TASK.
Find the lines below that contain the string "page". Copy each one.

GIVEN DATA.

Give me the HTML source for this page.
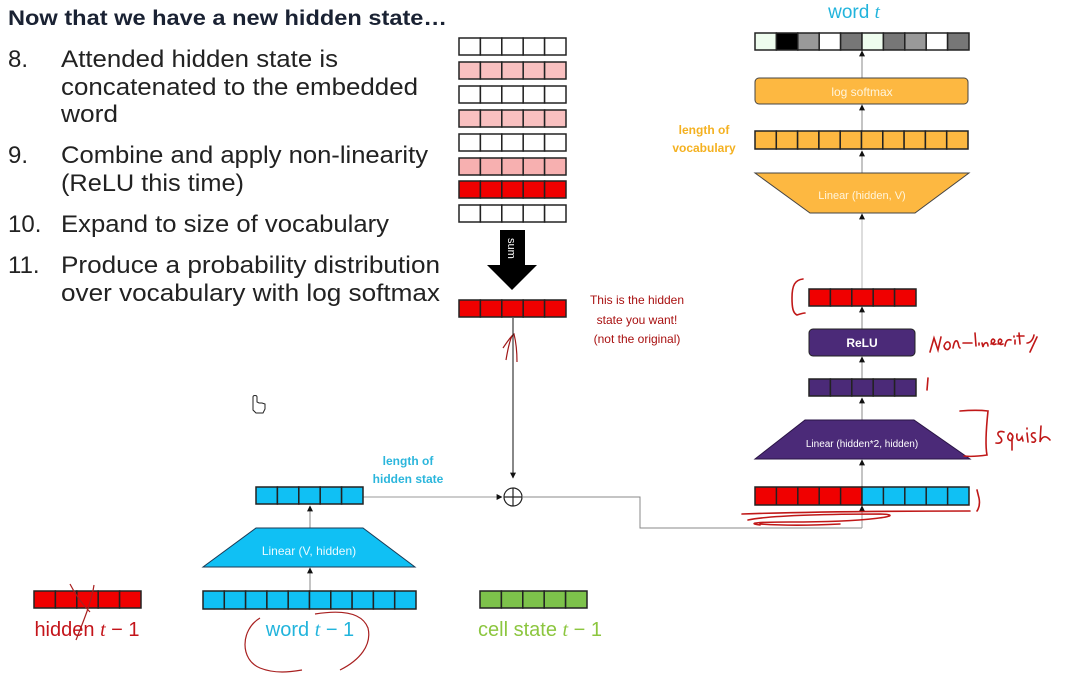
<!DOCTYPE html>
<html><head><meta charset="utf-8">
<style>
html,body{margin:0;padding:0;background:#fff;width:1091px;height:677px;overflow:hidden}
svg{display:block}
.t{font-family:"Liberation Sans",sans-serif}
</style></head><body>
<svg width="1091" height="677" viewBox="0 0 1091 677" xmlns="http://www.w3.org/2000/svg" class="t">
<defs>
<marker id="a" viewBox="0 0 10 10" refX="9" refY="5" markerWidth="6" markerHeight="6" orient="auto"><path d="M0,0L10,5L0,10z" fill="#111"/></marker>
<g id="c5w"><rect x="0" y="0" width="21.4" height="17" /><rect x="21.4" y="0" width="21.4" height="17"/><rect x="42.8" y="0" width="21.4" height="17"/><rect x="64.2" y="0" width="21.4" height="17"/><rect x="85.6" y="0" width="21.4" height="17"/></g>
<g id="c10"><rect x="0" y="0" width="21.3" height="18"/><rect x="21.3" y="0" width="21.3" height="18"/><rect x="42.6" y="0" width="21.3" height="18"/><rect x="63.9" y="0" width="21.3" height="18"/><rect x="85.2" y="0" width="21.3" height="18"/><rect x="106.5" y="0" width="21.3" height="18"/><rect x="127.8" y="0" width="21.3" height="18"/><rect x="149.1" y="0" width="21.3" height="18"/><rect x="170.4" y="0" width="21.3" height="18"/><rect x="191.7" y="0" width="21.3" height="18"/></g>
</defs>

<!-- left text -->
<text x="8" y="25" font-size="21.5" font-weight="bold" fill="#1a2233" textLength="439" lengthAdjust="spacingAndGlyphs">Now that we have a new hidden state…</text>
<g font-size="24" fill="#222">
<text x="8" y="67">8.</text><text x="61" y="67" textLength="277" lengthAdjust="spacingAndGlyphs">Attended hidden state is</text>
<text x="61" y="95" textLength="357" lengthAdjust="spacingAndGlyphs">concatenated to the embedded</text>
<text x="61" y="122" textLength="57" lengthAdjust="spacingAndGlyphs">word</text>
<text x="8" y="163">9.</text><text x="61" y="163" textLength="367" lengthAdjust="spacingAndGlyphs">Combine and apply non-linearity</text>
<text x="61" y="191" textLength="183" lengthAdjust="spacingAndGlyphs">(ReLU this time)</text>
<text x="8" y="232">10.</text><text x="61" y="232" textLength="328" lengthAdjust="spacingAndGlyphs">Expand to size of vocabulary</text>
<text x="8" y="273">11.</text><text x="61" y="273" textLength="379" lengthAdjust="spacingAndGlyphs">Produce a probability distribution</text>
<text x="61" y="301" textLength="379" lengthAdjust="spacingAndGlyphs">over vocabulary with log softmax</text>
</g>

<!-- stack -->
<g stroke="#222" stroke-width="1.5">
<use href="#c5w" x="459" y="38" fill="#fff"/>
<use href="#c5w" x="459" y="62" fill="#f9c0c0"/>
<use href="#c5w" x="459" y="86" fill="#fff"/>
<use href="#c5w" x="459" y="110" fill="#f9c0c0"/>
<use href="#c5w" x="459" y="134" fill="#fff"/>
<use href="#c5w" x="459" y="158" fill="#f7b0b0"/>
<use href="#c5w" x="459" y="181" fill="#f00000"/>
<use href="#c5w" x="459" y="205" fill="#fff"/>
<use href="#c5w" x="459" y="300" fill="#f00000"/>
</g>
<path d="M500,230H525V265H537L512,290L487,265H500Z" fill="#000"/>
<text x="0" y="0" font-size="11" fill="#fff" transform="translate(508,238) rotate(90)">sum</text>
<g font-size="12" fill="#a81010" text-anchor="middle">
<text x="637" y="304">This is the hidden</text>
<text x="637" y="324">state you want!</text>
<text x="637" y="343">(not the original)</text>
</g>
<path d="M506,360C508,348 510,340 512,336 M503,348C507,342 511,336 514,334C516,342 517,352 517,362" stroke="#a01818" fill="none" stroke-width="1.2"/>

<!-- connectors -->
<g stroke="#888" stroke-width="1" fill="none">
<line x1="513" y1="318" x2="513" y2="478" stroke="#111" marker-end="url(#a)"/>
<line x1="363" y1="497" x2="502" y2="497" stroke="#999" marker-end="url(#a)"/>
<polyline points="523,497 640,497 640,528 862,528"/>
<line x1="862" y1="528" x2="862" y2="506" stroke="#999" marker-end="url(#a)"/>
<line x1="310" y1="591" x2="310" y2="568" marker-end="url(#a)"/>
<line x1="310" y1="528" x2="310" y2="506" marker-end="url(#a)"/>
<line x1="862" y1="487" x2="862" y2="460" marker-end="url(#a)"/>
<line x1="862" y1="420" x2="862" y2="398" marker-end="url(#a)"/>
<line x1="862" y1="379" x2="862" y2="357" marker-end="url(#a)"/>
<line x1="862" y1="329" x2="862" y2="307" marker-end="url(#a)"/>
<line x1="862" y1="289" x2="862" y2="214" stroke="#bbb" marker-end="url(#a)"/>
<line x1="862" y1="173" x2="862" y2="151" marker-end="url(#a)"/>
<line x1="862" y1="131" x2="862" y2="105" marker-end="url(#a)"/>
<line x1="862" y1="78" x2="862" y2="51" marker-end="url(#a)"/>
</g>
<circle cx="513" cy="497" r="9" fill="#fff" stroke="#222" stroke-width="1.2"/>
<path d="M504,497H522M513,488V506" stroke="#222" stroke-width="1.2"/>

<!-- bottom left -->
<g font-size="12" font-weight="bold" fill="#2bb6dc" text-anchor="middle">
<text x="408" y="465">length of</text><text x="408" y="483">hidden state</text>
</g>
<g stroke="#222" stroke-width="1.5">
<use href="#c5w" x="256" y="487" fill="#10c0f4"/>
<use href="#c10" x="203" y="591" fill="#10c0f4"/>
<use href="#c5w" x="34" y="591" fill="#f00000"/>
<use href="#c5w" x="480" y="591" fill="#7dc24b"/>
</g>
<path d="M256,528H363L415,567H203Z" fill="#10c0f4" stroke="#1b3a55" stroke-width="1"/>
<text x="309" y="555" font-size="12" fill="#eafaff" text-anchor="middle">Linear (V, hidden)</text>
<g font-size="20" text-anchor="middle">
<text x="87" y="636" fill="#c4141a">hidden <tspan font-family="Liberation Serif" font-style="italic">t</tspan> − 1</text>
<text x="310" y="636" fill="#22b4dc">word <tspan font-family="Liberation Serif" font-style="italic">t</tspan> − 1</text>
<text x="540" y="636" fill="#8cc63f">cell state <tspan font-family="Liberation Serif" font-style="italic">t</tspan> − 1</text>
</g>
<g stroke="#a82020" fill="none" stroke-width="1.2">
<path d="M70,584C76,596 84,606 90,612M94,585C92,600 84,620 76,640"/>
<path d="M260,618C240,630 240,660 260,668C275,674 290,672 302,670M315,614C340,610 362,612 368,628C372,645 360,660 340,670"/>
</g>

<!-- right column -->
<g stroke="#222" stroke-width="1.5">
<rect x="755" y="487" width="107" height="18" fill="#f00000"/>
<rect x="862" y="487" width="107" height="18" fill="#10c0f4"/>
<path d="M776.4,487V505M797.8,487V505M819.2,487V505M840.6,487V505M883.4,487V505M904.8,487V505M926.2,487V505M947.6,487V505" stroke="#222"/>
<use href="#c5w" x="809" y="379" fill="#4b2a78"/>
<use href="#c5w" x="809" y="289" fill="#f00000"/>
</g>
<path d="M805,420H914L970,459H755Z" fill="#4b2a78" stroke="#2a1445"/>
<text x="862" y="447" font-size="10" fill="#fff" text-anchor="middle">Linear (hidden*2, hidden)</text>
<rect x="809" y="329" width="106" height="27" rx="4" fill="#4b2a78" stroke="#222"/>
<text x="862" y="347" font-size="12" font-weight="bold" fill="#fff" text-anchor="middle">ReLU</text>

<path d="M755,173H969L915,213H810Z" fill="#fdb841" stroke="#444"/>
<text x="862" y="199" font-size="11" fill="#fff5dc" text-anchor="middle">Linear (hidden, V)</text>
<g stroke="#222" stroke-width="1.5">
<use href="#c10" x="755" y="131" fill="#fdb841"/>
</g>
<g font-size="12" font-weight="bold" fill="#f4b120" text-anchor="middle">
<text x="704" y="134">length of</text><text x="704" y="152">vocabulary</text>
</g>
<rect x="755" y="78" width="213" height="26" rx="4" fill="#fdb841" stroke="#444"/>
<text x="862" y="96" font-size="12" fill="#fff5dc" text-anchor="middle">log softmax</text>
<g stroke="#222" stroke-width="1.5">
<rect x="755" y="33" width="21.4" height="17" fill="#eefcee"/>
<rect x="776.4" y="33" width="21.4" height="17" fill="#000"/>
<rect x="797.8" y="33" width="21.4" height="17" fill="#999"/>
<rect x="819.2" y="33" width="21.4" height="17" fill="#fff"/>
<rect x="840.6" y="33" width="21.4" height="17" fill="#777"/>
<rect x="862" y="33" width="21.4" height="17" fill="#eefcee"/>
<rect x="883.4" y="33" width="21.4" height="17" fill="#777"/>
<rect x="904.8" y="33" width="21.4" height="17" fill="#999"/>
<rect x="926.2" y="33" width="21.4" height="17" fill="#fff"/>
<rect x="947.6" y="33" width="21.4" height="17" fill="#777"/>
</g>
<text x="854" y="18" font-size="19" fill="#22b4dc" text-anchor="middle">word <tspan font-family="Liberation Serif" font-style="italic">t</tspan></text>

<!-- handwriting -->
<g stroke="#c01818" fill="none" stroke-width="1.6" stroke-linecap="round">
<path d="M803,279C795,280 792,285 792,298C792,308 793,313 797,315C800,314 803,313 805,313"/>
<path d="M930,352L934,338L938,350L941,337M944,346C946,340 951,341 950,347C948,351 945,350 944,346M953,348C954,343 955,340 957,341C959,343 958,347 960,348M963,343H972M975,333L976,346M979,343L979,345M982,343L983,347C984,342 988,341 988,346M991,344C995,343 996,340 993,339C990,340 991,346 996,344M998,344C1002,343 1003,340 1000,339C997,340 998,346 1003,344M1005,346C1006,340 1008,339 1011,340M1014,336V337M1015,340V344M1019,333L1020,344M1017,336H1024M1027,343C1030,343 1033,340 1034,335M1037,337L1030,352"/>
<path d="M928,378L927,390"/>
<path d="M960,411C972,410 980,410 988,411C986,430 985,445 987,455C980,456 972,457 964,456"/>
<path d="M1004,432C998,430 996,434 1000,437C1003,440 1002,444 996,443M1010,433C1006,436 1008,442 1012,440C1014,436 1012,434 1010,433M1012,438L1012,450M1017,434C1016,440 1019,443 1022,437L1023,441M1027,433L1028,442M1027,428V429M1035,433C1031,432 1030,436 1034,438C1037,440 1035,443 1032,442M1041,426L1040,442C1042,436 1046,435 1050,440"/>
<path d="M977,490L979,498C980,503 979,508 977,511"/>
<path d="M742,514C800,512 900,511 970,511M748,520C770,515 840,514 880,514C910,515 870,522 790,522C760,522 745,523 760,525M760,524C790,526 820,525 840,524"/>
</g>
<!-- cursor -->
<path d="M253,397V410L256,413H263L265,409V404L262,403L259,403L257,402V397C257,395 253,395 253,397Z" fill="#fff" stroke="#222" stroke-width="1"/>
</svg>
</body></html>
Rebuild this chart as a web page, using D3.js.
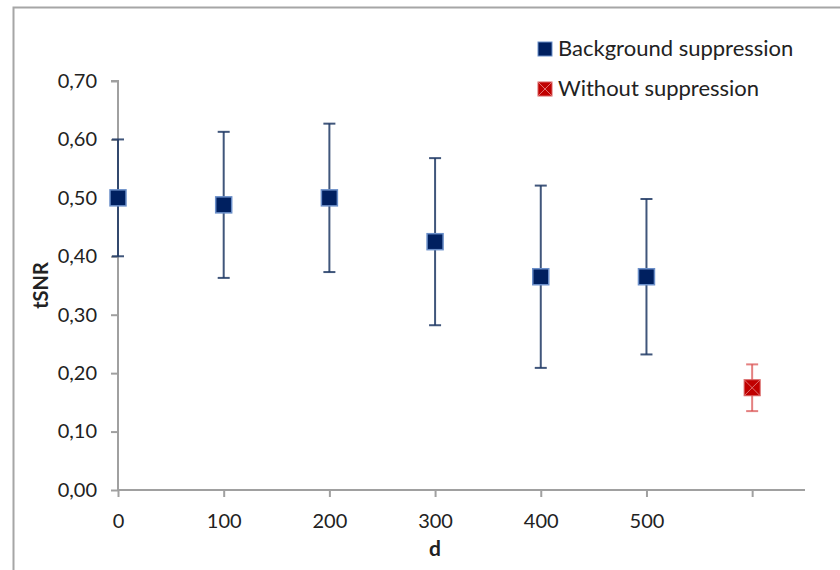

RESULT.
Give me the HTML source for this page.
Rebuild this chart as a web page, using D3.js.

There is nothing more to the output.